Below the fold -- who does this really help and hurt? And is this a case-study in educational competition gone awry?

If the colleges are using the surplus money for need-based financial aid, as the NYT article suggests, then at the end of the day, the price-hikes may be a good thing for poorer students. Ideally, any supplier would like to customize its pricing – setting a price for each individual at precisely the maximum he or she is willing and able to pay. That appears to be what colleges are doing here. (Outside of higher education, most suppliers have to set a single price, which prevents some consumers from buying at all, and gives others a bargain price, below what they would be willing to pay.) To think about it another way, these college tuition price hikes, plus more need-based aid, are a form of wealth redistribution – the wealthier students subsidize the tuition of the poorer.

Of course, that all assumes that the colleges really are using the fee hikes to waive tuition for the neediest students.
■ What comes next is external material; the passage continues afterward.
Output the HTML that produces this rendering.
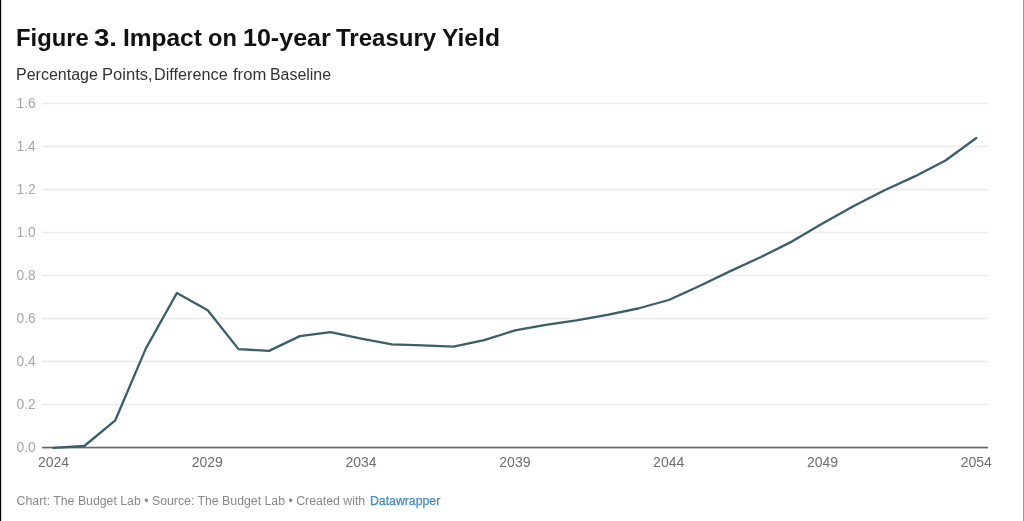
<!DOCTYPE html>
<html><head><meta charset="utf-8"><title>Figure 3</title>
<style>
html,body{margin:0;padding:0;background:#fff;}
body{width:1024px;height:521px;position:relative;overflow:hidden;font-family:"Liberation Sans",sans-serif;}
.bl{position:absolute;left:0;top:0;width:3px;height:521px;background:linear-gradient(90deg,#000 0,#000 1px,#dcdcdc 1px,#dcdcdc 2px,#fbfbfb 2px,#fbfbfb 3px);}
.br{position:absolute;right:0;top:0;width:1px;height:521px;background:#9a9a9a;}
.w{position:absolute;top:0;transform-origin:0 0;white-space:pre;display:block}
h1{position:absolute;left:0;top:22.6px;width:1024px;height:30px;margin:0;font-size:24px;font-weight:bold;color:#111;line-height:30px}
.sub{position:absolute;left:0;top:65px;width:1024px;height:20px;font-size:16px;color:#333;line-height:20px;}
.foot{position:absolute;left:16.6px;top:493px;font-size:12.3px;color:#888;white-space:nowrap;line-height:16px;}
.foot a{color:#448bc2;text-decoration:none;margin-left:1.3px;-webkit-text-stroke:0.25px #448bc2}
svg{position:absolute;left:0;top:0}
svg text{font-family:"Liberation Sans",sans-serif;}
</style></head><body>
<div class="bl"></div><div class="br"></div>
<h1><span class="w" style="left:15.63px;transform:scaleX(0.9913)">Figure </span><span class="w" style="left:94.27px;transform:scaleX(1.1513)">3. </span><span class="w" style="left:122.88px;transform:scaleX(1.0197)">Impact </span><span class="w" style="left:207.72px;transform:scaleX(0.9833)">on </span><span class="w" style="left:243.15px;transform:scaleX(1.0439)">10-year </span><span class="w" style="left:335.83px;transform:scaleX(1.0009)">Treasury </span><span class="w" style="left:441.95px;transform:scaleX(1.0265)">Yield</span></h1>
<div class="sub"><span class="w" style="left:16.10px;transform:scaleX(1.0006)">Percentage </span><span class="w" style="left:101.65px;transform:scaleX(1.0347)">Points, </span><span class="w" style="left:154.15px;transform:scaleX(1.0141)">Difference </span><span class="w" style="left:233.34px;transform:scaleX(1.0398)">from </span><span class="w" style="left:270.40px;transform:scaleX(0.9939)">Baseline</span></div>
<svg width="1024" height="521" viewBox="0 0 1024 521">
<defs><filter id="b" x="-5%" y="-5%" width="110%" height="110%"><feGaussianBlur stdDeviation="0.4"/></filter></defs>
<g shape-rendering="crispEdges">
<rect x="42" y="102" width="945.5" height="3" fill="#f9f9f9"/><rect x="42" y="103" width="945.5" height="1" fill="#ececec"/>
<rect x="42" y="145" width="945.5" height="3" fill="#f9f9f9"/><rect x="42" y="146" width="945.5" height="1" fill="#ececec"/>
<rect x="42" y="188" width="945.5" height="3" fill="#f9f9f9"/><rect x="42" y="189" width="945.5" height="1" fill="#ececec"/>
<rect x="42" y="231" width="945.5" height="3" fill="#f9f9f9"/><rect x="42" y="232" width="945.5" height="1" fill="#ececec"/>
<rect x="42" y="274" width="945.5" height="3" fill="#f9f9f9"/><rect x="42" y="275" width="945.5" height="1" fill="#ececec"/>
<rect x="42" y="317" width="945.5" height="3" fill="#f9f9f9"/><rect x="42" y="318" width="945.5" height="1" fill="#ececec"/>
<rect x="42" y="360" width="945.5" height="3" fill="#f9f9f9"/><rect x="42" y="361" width="945.5" height="1" fill="#ececec"/>
<rect x="42" y="403" width="945.5" height="3" fill="#f9f9f9"/><rect x="42" y="404" width="945.5" height="1" fill="#ececec"/>
<rect x="41.5" y="446" width="946" height="1" fill="#d2d2d2"/><rect x="41.5" y="447" width="946" height="1" fill="#686868"/><rect x="41.5" y="448" width="946" height="1" fill="#c2c2c2"/>
</g>
<g font-size="13.8" fill="#a6a6a6">
<text x="16.6" y="108.4">1.6</text>
<text x="16.6" y="151.4">1.4</text>
<text x="16.6" y="194.4">1.2</text>
<text x="16.6" y="237.4">1.0</text>
<text x="16.6" y="280.4">0.8</text>
<text x="16.6" y="323.4">0.6</text>
<text x="16.6" y="366.4">0.4</text>
<text x="16.6" y="409.4">0.2</text>
<text x="16.6" y="452.4">0.0</text>
</g>
<g font-size="14" fill="#6e6e6e" text-anchor="middle">
<text x="53.5" y="467">2024</text>
<text x="207.3" y="467">2029</text>
<text x="361.1" y="467">2034</text>
<text x="514.9" y="467">2039</text>
<text x="668.7" y="467">2044</text>
<text x="822.5" y="467">2049</text>
<text x="976.3" y="467">2054</text>
</g>
<path d="M53.5,447.9 L84.3,446.0 L115.3,420.3 L145.8,348.6 L176.9,293.0 L207.7,310.3 L238.5,349.1 L269.1,350.9 L299.8,336.1 L330.5,332.2 L361.2,338.7 L392.0,344.3 L422.7,345.4 L453.5,346.7 L484.2,340.2 L515.0,330.4 L545.7,324.9 L576.5,320.3 L607.3,314.8 L638.0,308.5 L668.8,300.0 L699.5,286.0 L730.3,271.1 L761.0,257.0 L791.8,241.6 L822.5,223.4 L853.3,206.2 L884.0,190.5 L914.8,176.4 L945.5,160.5 L976.3,138.0" fill="none" stroke="#3a5e6a" stroke-width="2.3" stroke-linejoin="round" stroke-linecap="round" filter="url(#b)"/>
</svg>
<div class="foot">Chart: The Budget Lab • Source: The Budget Lab • Created with <a>Datawrapper</a></div>
</body></html>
Other factors may be at play, like the seven-digit salaries for college presidents and the private jets, not to mention the posh gyms and dorms which college kids now expect.

But is there another wealth transfer going on here? Higher tuition means that students are eligible for more loans, some of which are subsidized by the federal government. And, if the fee hike means more students pay some tuition out of pocket, then that makes them eligible for the HOPE and lifetime learning tax credits (IRS, pdf). So to some extent, these fee hikes increase the federal government’s subsidy for higher education, without necessarily increasing access.

One little wrinkle may arise if some students do not understand the funny money game. Instead, when they see a local public college charging $5000 a year, and a private school charging $25,000 year, they may not understand that they'll really only pay $2,500 at either school. Some students will be deterred from applying to the pricey schools, which will set back the colleges' goals for diversity and economic opportunity.

So, colleges provide an interesting example of a quasi-free-market. Yeah, they are competing with each other, and from an ideological perspective that's great. But rather than competition causing prices to go down and quality to go up, it may be doing the reverse. Part of this is a result of consumers having little real information, and part of it is a convoluted funding system. But are there perhaps lessons here for the debates over primary education, where competition is supposed to solve everything?

 

UPDATE: 1/09/07 Today the NYT reports on at least one example where college's decision to raise tuition can cause students to go elsewhere. The NYT writes,

Last spring, Pace [University] announced that it would raise annual tuition for new students by 19 percent, to $29,454, nearly double what it charged in 1999, the year before Dr. Caputo took office. The number of new full-time freshmen plunged 23 percent in the fall, to 1,131. Faced with projections of a revenue shortfall of nearly $30 million — about 10 percent of its budget — the university imposed cutbacks and a hiring freeze.